When I started at MIT, I left behind a job in a New York City office. While my job was varied—never the same two days in a row—it did have a few things that gave it structure. I got up at the same time every day and had a desk with a phone that didn’t ring before I was expected to be sitting there at 9:30am. I had a great project manager who managed our team deadlines and made sure that things were on track.
I didn’t realize it at the time, but the desk with the phone and managed timelines made an unpredictable role feel manageable. It established rhythms and routines that signified to my internal clock when I needed to be working and when it was okay to be off the clock.
Then I started grad school. All of a sudden, my schedule changed daily and each class, lab, student group and my TA appointment all felt like separate jobs. I had to manage seven different moving targets and ever-shifting schedules. I thought I would enjoy breaking out of a 5-day work week for the freedom of research, investigation, curiosity, and learning. Instead, I started waking up in the middle of the night thinking I forgot something important.
I spent my first semester and a half in this anxious-ambiguous place. Then in March, I heard a talk by an entrepreneur who was dealing with a lot of unknowns while building a company. She said something that really stuck with me: if your life doesn’t provide structure, you have to create it yourself. My first thought was that I desperately needed to find ways to add structure to my life.
Second, I wondered why structure matters so much to us. What about the way we’re made makes us crave structure and rhythm? As I was considering this question, I was reminded of a book I read a few years ago by Jeff Hawkins, On Intelligence. Hawkins describes a memory-prediction framework that the brain utilizes to match incoming sensory input to patterns in our memory. Our brains don’t like to spend energy interpreting everything we sense and experience, so the brain tries to predict when we’re experiencing “business as usual.”
What does this have to do with managing my lab projects and class schedule? I realized that we’re hardwired for prediction. Without any sort or regular rhythm, my schedule and projects was constant guessing game—what’s next? What am I forgetting? Did I ever respond to that email from my professor? Have I done everything I need to do today? Is it okay to rest now, or is there more I need to do?

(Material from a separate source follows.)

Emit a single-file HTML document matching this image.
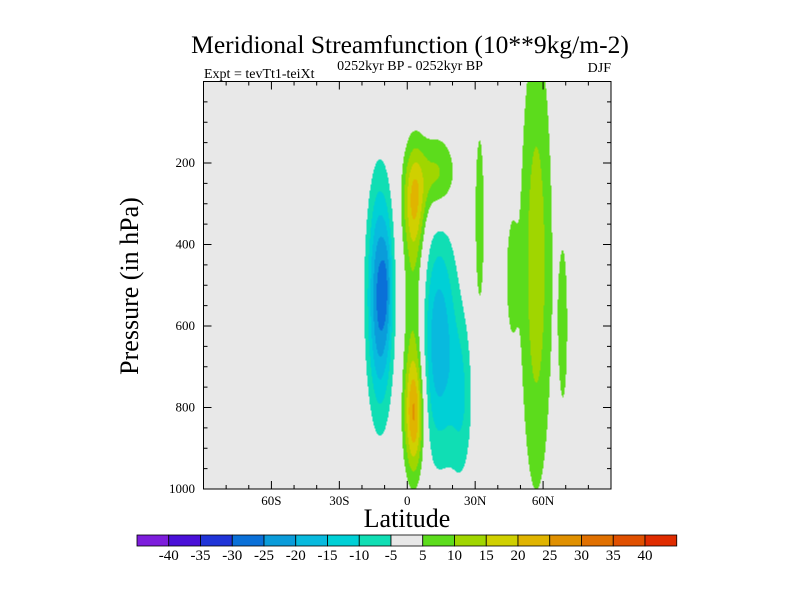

As a grad student considering starting my own company post-graduation, I don’t expect to have the predictability of a regular, nine-to-five schedule anytime soon. Instead, I wonder if there are other ways to add touch points in my week to add some predictable structure to my time. If I start a crazy day knowing that I’m going to a 7pm gym class, does that somehow satisfy my internal desire to predict? Would I rest better if I had a daily cadence of reading and responding to emails at a specific time?
Cadence (noun): a flow or rhythm of events, especially the pattern in which something is experienced.
A new daily rhythm
For me, I’m starting with a simple daily cadence: I get up at the same time each day. That gives me an hour in the morning to read, pray, or write down what’s in my head. It’s a type of meditation that helps me to touch base with how I am feeling. I don’t have a scientific way to prove that it has an impact, except for the fact that I miss that time when I hit snooze instead.
The next experiment: How do you know that your week is over?
The next cadence I’m hoping to establish is one that signifies when I can leave my work at “work” and spend time doing things that I love, like cooking with friends or playing my new acoustic guitar. Since I don’t have a regular work week to establish when I should be working, I often feel guilty when I take time to recharge. I’m hoping that a weekly rhythm will help me to start to draw some boundaries between work and time off.
We’re built to like predictability. I don’t think that means we should live predictable lives—I don’t think most of us would want that. However, I do think it can be valuable to build some structure into our schedules to satisfy some of our need to know what’s coming up next. Perhaps that even makes us more open to the unpredictable, wonderful, serendipitous experiences that make our lives exciting and rich.